Saturday, June 26, 2010

Daniel Okrent's 5 best books on alcohol

Daniel Okrent was the first public editor of the New York Times, editor-at-large of Time, Inc., and managing editor of Life magazine. He worked in book publishing as an editor at Knopf and Viking, and was editor-in-chief of general books at Harcourt Brace. He was also a featured commentator on Ken Burns’s PBS series, Baseball, and is author of four books, one of which, Great Fortune, was a finalist for the 2004 Pulitzer Prize in history. Okrent was also a fellow at the Shorenstein Center at the Kennedy School of Government at Harvard, where he remains an Associate.

His new book is Last Call: The Rise and Fall of Prohibition.

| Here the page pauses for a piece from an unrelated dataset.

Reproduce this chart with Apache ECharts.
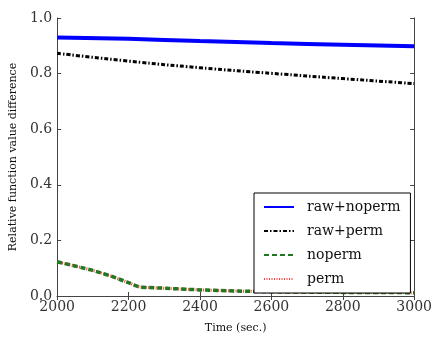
<!DOCTYPE html>
<html>
<head>
<meta charset="utf-8">
<script src="https://cdn.jsdelivr.net/npm/echarts@6/dist/echarts.min.js"></script>
<style>
  html, body { margin: 0; padding: 0; background: #fff; }
  #chart { width: 435px; height: 339px; }
</style>
</head>
<body>
<div id="chart"></div>
<script>
// time samples (sec.) and values
var timeRaw = [2000, 2200, 2400, 2600, 2800, 3000];
var rawNoperm = [0.930, 0.925, 0.917, 0.910, 0.904, 0.898];
var rawPerm = [0.873, 0.845, 0.821, 0.801, 0.782, 0.764];

var timeSmall = [2000, 2050, 2100, 2150, 2200, 2230, 2300, 2400, 2500, 2600, 2800, 3000];
var noperm = [0.123, 0.108, 0.092, 0.072, 0.048, 0.032, 0.028, 0.022, 0.018, 0.015, 0.013, 0.012];
var perm = [0.123, 0.108, 0.092, 0.072, 0.048, 0.032, 0.028, 0.022, 0.018, 0.015, 0.013, 0.012];

var xTicks = [2000, 2200, 2400, 2600, 2800, 3000];
var yTicks = [0.0, 0.2, 0.4, 0.6, 0.8, 1.0];

var serif = '"DejaVu Serif", "Liberation Serif", serif';

function pairs(xs, ys) {
  return xs.map(function (x, i) { return [x, ys[i]]; });
}

var chartDom = document.getElementById('chart');
var myChart = echarts.init(chartDom);
var option;
option = {
  animation: false,
  backgroundColor: '#fff',
  grid: { left: 50, right: 16, top: 18, bottom: 37 },
  legend: {
    orient: 'vertical',
    left: 254,
    top: 193,
    width: 165,
    padding: [7, 10, 7, 9],
    itemGap: 10,
    itemWidth: 30,
    itemHeight: 14,
    borderColor: '#000',
    borderWidth: 1,
    backgroundColor: '#fff',
    itemStyle: { opacity: 0 },
    textStyle: { fontFamily: serif, fontSize: 14, color: '#111', padding: [0, 0, 0, 8] },
    data: ['raw+noperm', 'raw+perm', 'noperm', 'perm']
  },
  xAxis: [{
    type: 'value',
    min: 2000,
    max: 3000,
    interval: 200,
    name: 'Time (sec.)',
    nameLocation: 'middle',
    nameGap: 27,
    nameTextStyle: { fontFamily: serif, fontSize: 11, color: '#111' },
    axisLine: { lineStyle: { color: '#444', width: 1 } },
    axisTick: { inside: true, length: 4, lineStyle: { color: '#444' } },
    axisLabel: {
      fontFamily: serif, fontSize: 14, color: '#333', margin: 4,
      formatter: function (v) { return String(v); }
    },
    splitLine: { show: false }
  }, {
    type: 'value',
    position: 'top',
    min: 2000,
    max: 3000,
    interval: 200,
    axisLine: { lineStyle: { color: '#444', width: 1 } },
    axisTick: { inside: true, length: 4, lineStyle: { color: '#444' } },
    axisLabel: { show: false },
    splitLine: { show: false }
  }],
  yAxis: [{
    type: 'value',
    min: 0,
    max: 1,
    interval: 0.2,
    name: 'Relative function value difference',
    nameLocation: 'middle',
    nameGap: 33,
    nameTextStyle: { fontFamily: serif, fontSize: 11, color: '#111' },
    axisLine: { show: true, lineStyle: { color: '#444', width: 1 } },
    axisTick: { show: true, inside: true, length: 4, lineStyle: { color: '#444' } },
    axisLabel: {
      fontFamily: serif, fontSize: 14, color: '#333', margin: 5,
      formatter: function (v) { return v.toFixed(1); }
    },
    splitLine: { show: false }
  }, {
    type: 'value',
    position: 'right',
    min: 0,
    max: 1,
    interval: 0.2,
    axisLine: { show: true, lineStyle: { color: '#444', width: 1 } },
    axisTick: { show: true, inside: true, length: 4, lineStyle: { color: '#444' } },
    axisLabel: { show: false },
    splitLine: { show: false }
  }],
  series: [{
    name: 'raw+noperm',
    type: 'line',
    symbol: 'none',
    smooth: true,
    data: pairs(timeRaw, rawNoperm),
    itemStyle: { color: '#0000ff' },
    lineStyle: { color: '#0000ff', width: 4 },
    z: 4
  }, {
    name: 'raw+perm',
    type: 'line',
    symbol: 'none',
    smooth: true,
    data: pairs(timeRaw, rawPerm),
    itemStyle: { color: '#000' },
    lineStyle: { color: '#000', width: 3, type: [4, 2, 1.5, 2] },
    z: 4
  }, {
    name: 'noperm',
    type: 'line',
    symbol: 'none',
    data: pairs(timeSmall, noperm),
    itemStyle: { color: '#1e7a1e' },
    lineStyle: { color: '#1e7a1e', width: 3.5, type: [5, 3] },
    z: 3
  }, {
    name: 'perm',
    type: 'line',
    symbol: 'none',
    data: pairs(timeSmall, perm),
    itemStyle: { color: '#ff3b3b' },
    lineStyle: { color: '#ff3b3b', width: 3, type: [1, 1.5] },
    z: 2
  }]
};
myChart.setOption(option);
</script>
</body>
</html>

For the Wall Street Journal, he named a five best list of books on alcohol. One title on his list:
The Alcoholic Republic
by W.J. Rorabaugh
Oxford, 1979

This excavation of the most drink-sodden era in U.S. history (1790-1840) is as damning as it is enlightening. At a time of easy access (there were 14,000 American distilleries by 1810), rough frontier mores and poor water quality, liquor seeped into every corner of national life, writes W.J. Rorabaugh. Americans "drank at home and abroad, alone and together, at work and at play, in fun and in earnest. They drank from the crack of dawn to the crack of dawn." If you wish to understand the temperance movement's nobler impulses—that is, those that were untouched by the xenophobia and political cynicism that later drove the campaign— you might start here.
Read about another book on the list.

The Alcoholic Republic is also one of Garrett Peck's best books about Prohibition.